Conclave: Not Just
about Roman Catholicism
Dr Meg Warner, Principal, Wollaston Theological College
Conclave has just opened in Australian cinemas. I’d recommend going to see it. It is engrossing.
Conclave is a fictional account of a Papal Election. Based on the 2016 novel of the same name by Robert Harris, the film looks and sounds beautiful – the cinematography is superb and the settings and score are gorgeous.
Catholic audiences are unlikely to be completely welcoming of the film, however. Conclave suggests that political intrigue and self-interest lie behind even the most pious and traditional religious ceremonial, especially in the Vatican. The film presents four cardinals as potential papal candidates, before seeing each one discredited in a way that prevents him from continuing to be electorally viable. These cardinals represent wings, or theological traditions, of international Catholicism.
Cardinal Adeyemi of Nigeria is a social conservative, with strong cultural views about homosexuality. Cardinal Bellini is an American progressive. Cardinal Tremblay of Canada is a moderate, while the only Italian, Cardinal Tedesco, is a staunch traditionalist, determined to undo Vatican II. He is presented as power-hungry and abusive.
The characterisations are not subtle, but deliberately caricatured. These are not real people, but rather carriers for theological views. A fifth Cardinal, tasked with running the election, is a more nuanced character – we see his inner struggles with the church and with the machinations of the election.

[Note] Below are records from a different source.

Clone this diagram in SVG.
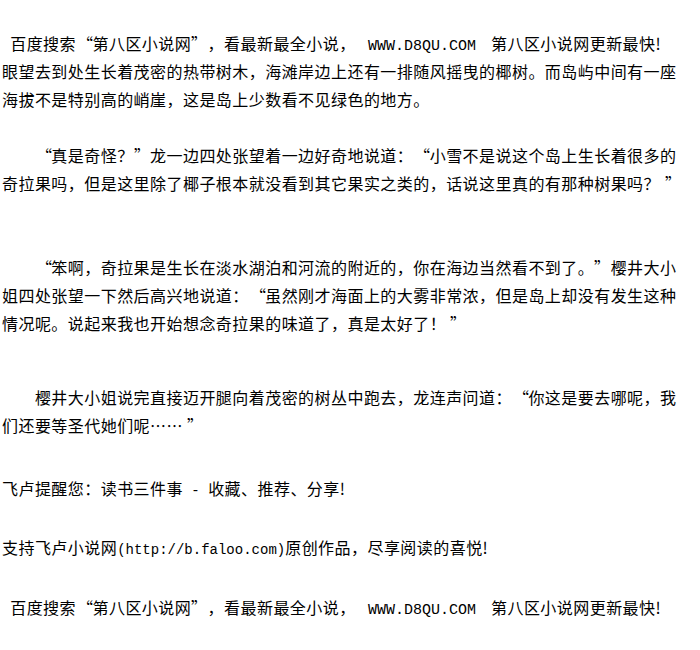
<svg xmlns="http://www.w3.org/2000/svg" width="700" height="650" viewBox="0 0 700 650">
<style>
.t{font-family:"Noto Sans CJK SC","Noto Sans CJK JP",sans-serif;font-size:16px;letter-spacing:0.45px;fill:#000}
.m{font-family:"Liberation Mono",monospace;font-size:14px;letter-spacing:0}
.w{font-family:"Liberation Mono",monospace;font-size:15px;letter-spacing:0}
</style>
<rect width="700" height="650" fill="#fff"/>
<g id="page">
<text class="t" x="10.2" y="50">百度搜索<tspan x="77">“</tspan><tspan x="92.5">第八区小说网</tspan><tspan x="191">”</tspan><tspan x="207.6">，看最新最全小说，</tspan><tspan class="w" x="368">WWW.D8QU.COM</tspan><tspan x="491">第八区小说网更新最快!</tspan></text>
<text class="t" x="2" y="78">眼望去到处生长着茂密的热带树木，海滩岸边上还有一排随风摇曳的椰树。而岛屿中间有一座</text>
<text class="t" x="2" y="106">海拔不是特别高的峭崖，这是岛上少数看不见绿色的地方。</text>
<text class="t" x="2" y="162">　　<tspan x="36">“</tspan><tspan x="51.35">真是奇怪？</tspan><tspan x="134">”</tspan><tspan x="150.05">龙一边四处张望着一边好奇地说道：</tspan><tspan x="414">“</tspan><tspan x="429.7">小雪不是说这个岛上生长着很多的</tspan></text>
<text class="t" x="2" y="190">奇拉果吗，但是这里除了椰子根本就没看到其它果实之类的，话说这里真的有那种树果吗？<tspan x="665">”</tspan></text>
<text class="t" x="2" y="274">　　<tspan x="36">“</tspan><tspan x="51.35">笨啊，奇拉果是生长在淡水湖泊和河流的附近的，你在海边当然看不到了。</tspan><tspan x="594">”</tspan><tspan x="610.65">樱井大小</tspan></text>
<text class="t" x="2" y="302">姐四处张望一下然后高兴地说道：<tspan x="250">“</tspan><tspan x="265.2">虽然刚才海面上的大雾非常浓，但是岛上却没有发生这种</tspan></text>
<text class="t" x="2" y="330">情况呢。说起来我也开始想念奇拉果的味道了，真是太好了！<tspan x="450">”</tspan></text>
<text class="t" x="2" y="404">　　樱井大小姐说完直接迈开腿向着茂密的树丛中跑去，龙连声问道：<tspan x="513">“</tspan><tspan x="528.4">你这是要去哪呢，我</tspan></text>
<text class="t" x="2" y="432">们还要等圣代她们呢……<tspan x="187">”</tspan></text>
<text class="t" x="2" y="495">飞卢提醒您：读书三件事<tspan class="m"> - </tspan>收藏、推荐、分享!</text>
<text class="t" x="2" y="554">支持飞卢小说网<tspan class="m">(http://b.faloo.com)</tspan>原创作品，尽享阅读的喜悦!</text>
<text class="t" x="10.2" y="614">百度搜索<tspan x="77">“</tspan><tspan x="92.5">第八区小说网</tspan><tspan x="191">”</tspan><tspan x="207.6">，看最新最全小说，</tspan><tspan class="w" x="368">WWW.D8QU.COM</tspan><tspan x="491">第八区小说网更新最快!</tspan></text>
</g>
</svg>
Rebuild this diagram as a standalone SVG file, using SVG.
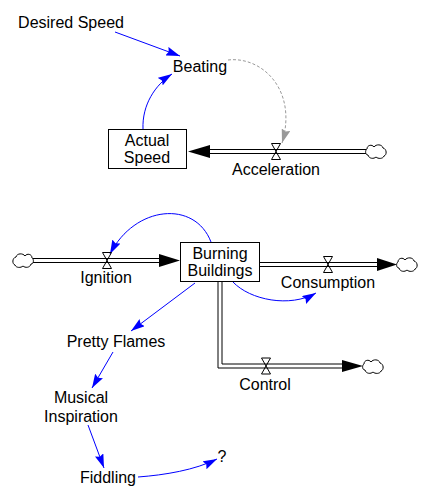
<svg xmlns="http://www.w3.org/2000/svg" width="430" height="504" viewBox="0 0 430 504">
<style>
text{font-family:"Liberation Sans",Arial,sans-serif;font-size:16px;fill:#000;text-anchor:middle}
.box{fill:#fff;stroke:#000;stroke-width:1}
.pipe{fill:none;stroke:#000;stroke-width:1}
.valve{fill:none;stroke:#000;stroke-width:1}
.cloud{fill:#fff;stroke:#000;stroke-width:1}
.link{fill:none;stroke:#0000FF;stroke-width:1}
.dlink{fill:none;stroke:#999999;stroke-width:1;stroke-dasharray:3,2}
.fhead{fill:#000;stroke:none}
</style>
<defs>
<marker id="ab" viewBox="0 0 14 9" refX="14" refY="4.5" markerWidth="14" markerHeight="9" markerUnits="userSpaceOnUse" orient="auto">
<path d="M0,0 L14,4.5 L0,9 L2,4.5 Z" fill="#0000FF"/>
</marker>
<marker id="ag" viewBox="0 0 14 9" refX="14" refY="4.5" markerWidth="14" markerHeight="9" markerUnits="userSpaceOnUse" orient="auto">
<path d="M0,0 L14,4.5 L0,9 L2,4.5 Z" fill="#999999"/>
</marker>
<path id="cloudShape" d="M1,-2 C1,-6 6,-7 8,-4 C10,-7 16,-7 17,-3 C21,-2 21,4 18,5 C17,8 12,8 10,6 C8,8 3,8 2,4 C-1,4 -1,-1 1,-2 Z"/>
<path id="valveShape" d="M-4.5,-8 L4.5,-8 L-4.5,8 L4.5,8 Z"/>
</defs>

<g id="connectors">
<!-- Acceleration pipe -->
<line class="pipe" x1="208" y1="149.5" x2="366" y2="149.5"/>
<line class="pipe" x1="208" y1="153.5" x2="366" y2="153.5"/>
<path class="fhead" d="M188,151.5 L210,145 L210,158 Z"/>
<!-- Ignition pipe -->
<line class="pipe" x1="33" y1="258.5" x2="161" y2="258.5"/>
<line class="pipe" x1="33" y1="262.5" x2="161" y2="262.5"/>
<path class="fhead" d="M180,260.5 L159,254 L159,267 Z"/>
<!-- Consumption pipe -->
<line class="pipe" x1="259" y1="262.5" x2="379" y2="262.5"/>
<line class="pipe" x1="259" y1="266.5" x2="379" y2="266.5"/>
<path class="fhead" d="M397,264.5 L377,258 L377,271 Z"/>
<!-- Control pipe -->
<path class="pipe" d="M218,281 L218,368 L344,368"/>
<path class="pipe" d="M222,281 L222,364 L344,364"/>
<path class="fhead" d="M363,366 L342,360 L342,372 Z"/>

<!-- Information links -->
<path class="link" d="M115,32 L180,56" marker-end="url(#ab)"/>
<path class="link" d="M143,129 C142,105 155,85 172,74" marker-end="url(#ab)"/>
<path class="dlink" d="M228,60 C262,56 298,90 282,143" marker-end="url(#ag)"/>
<path class="link" d="M211,242 C195,200 135,205 110,254" marker-end="url(#ab)"/>
<path class="link" d="M233,282 C250,300 290,308 316,293" marker-end="url(#ab)"/>
<path class="link" d="M195,283 L131,331" marker-end="url(#ab)"/>
<path class="link" d="M113,352 L92,388" marker-end="url(#ab)"/>
<path class="link" d="M88,425 L104,468" marker-end="url(#ab)"/>
<path class="link" d="M138,477 C165,475 195,470 217,459" marker-end="url(#ab)"/>
</g>

<g id="cloud_acceleration"><use href="#cloudShape" class="cloud" transform="translate(366,151)"/></g>
<g id="cloud_ignition"><use href="#cloudShape" class="cloud" transform="translate(33,260) scale(-1,1)"/></g>
<g id="cloud_consumption"><use href="#cloudShape" class="cloud" transform="translate(397,264)"/></g>
<g id="cloud_control"><use href="#cloudShape" class="cloud" transform="translate(363,366)"/></g>

<g id="desired_speed"><text x="71" y="28">Desired Speed</text></g>
<g id="beating"><text x="200" y="72">Beating</text></g>
<g id="actual_speed">
<rect class="box" x="108.5" y="129.5" width="78" height="39"/>
<text x="147" y="146">Actual</text>
<text x="147" y="163">Speed</text>
</g>
<g id="acceleration">
<use href="#valveShape" class="valve" transform="translate(276,151.5)"/>
<text x="276" y="175">Acceleration</text>
</g>
<g id="burning_buildings">
<rect class="box" x="180.5" y="242.5" width="79" height="39"/>
<text x="220" y="259">Burning</text>
<text x="220" y="276">Buildings</text>
</g>
<g id="ignition">
<use href="#valveShape" class="valve" transform="translate(107,260.5)"/>
<text x="106" y="283">Ignition</text>
</g>
<g id="consumption">
<use href="#valveShape" class="valve" transform="translate(328,264.5)"/>
<text x="328" y="288">Consumption</text>
</g>
<g id="control">
<use href="#valveShape" class="valve" transform="translate(266,366)"/>
<text x="265" y="390">Control</text>
</g>
<g id="pretty_flames"><text x="116" y="347">Pretty Flames</text></g>
<g id="musical_inspiration">
<text x="81" y="403">Musical</text>
<text x="81" y="422">Inspiration</text>
</g>
<g id="fiddling"><text x="108" y="483">Fiddling</text></g>
<g id="question"><text x="222" y="462">?</text></g>
</svg>
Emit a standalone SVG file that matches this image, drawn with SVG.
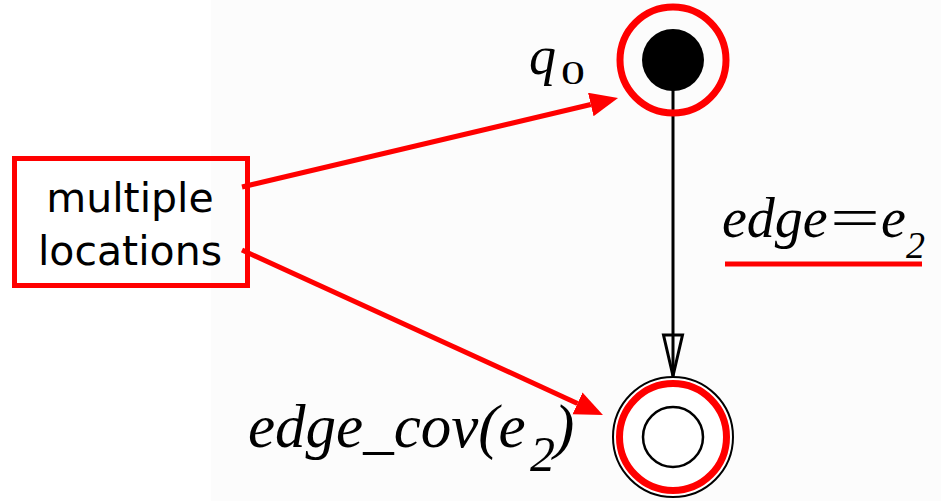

The film’s setting, in a sequestered Vatican, makes for a highly dramatic presentation of the politics at play, and the Roman Catholic Church comes out of it looking partly glorious and partly corrupt and ridiculous. But the truth is that what the film exposes is by no means unique to Roman Catholicism. Most churches, not least Anglican, are beset by theological politics, and Conclave’s four central cardinals do a pretty good job of representing universal political tensions.
It is true that the film demonstrates a clear bias against more conservative, traditionalist theological approaches. The presentation of Tedesco, in particular, is stark. But nor does Conclave communicate a high level of support for the kind of political liberalism that is prepared to do anything necessary to keep a traditionalist like Tedesco out of office. In the end the ‘theology’ that wins the day is at once radical and opposed to battle between theological traditions.
Conclave is ‘about’ issues besetting the Roman Catholic Church. But it is also a little like looking into a mirror.